Bhagwat could be partly correct to question Mother’s real motive of service to the poor. Mother was a staunch practicing Christian and she had vehemently in her lifetime conceded that “her faith in Jesus and the church was supreme” and she followed “her faith vehemently”. It is but simple that saints have the power not just to perform miracles but equally influence people by their way of life and the service towards humanity. Many must have willingly chosen to walk her path for the service she did for them. And why should not people of a democracy have that right to decide whom they want to follow or worship.
“Her aura is immense. It was her call that made me a nun of the order” says Sr. Deena M.C who took to conversion by choice to follow the leader of the order. Finally Sunita Kumar refuting all charges adds, “Mother practiced a philosophy of humanity where she never asked her followers to convert to her faith. I prayed with her in the same chapel where she always asked me to pray the way I knew”. “She has always been the saint as I know her”.

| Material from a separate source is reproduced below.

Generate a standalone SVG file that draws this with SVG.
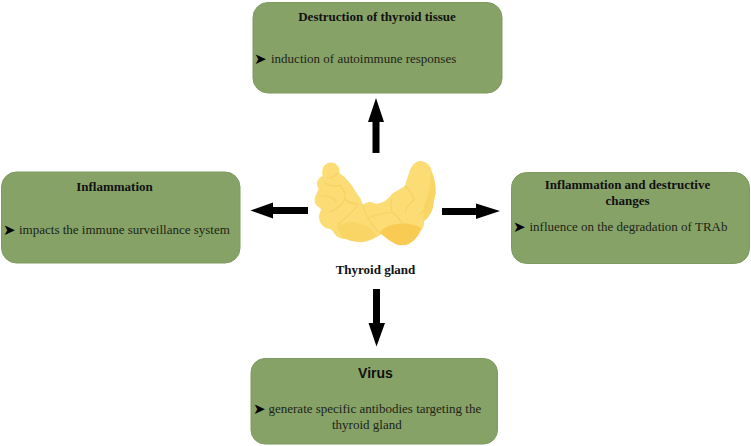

Ironically, all her followers decided to follow her by being touched by her ability to perform humanly service towards people. But Mother Teresa is a saint today for some miracles that many might find doubtful. Her service towards human kind is known to everyone yet nineteen years after her death she is questioned for her motive to do service and not for her miracles. Also the fact remains that the making of a saint in today’s world is also by virtue of performing miracles and not necessarily by the constant tedious hard work for the betterment of humanity.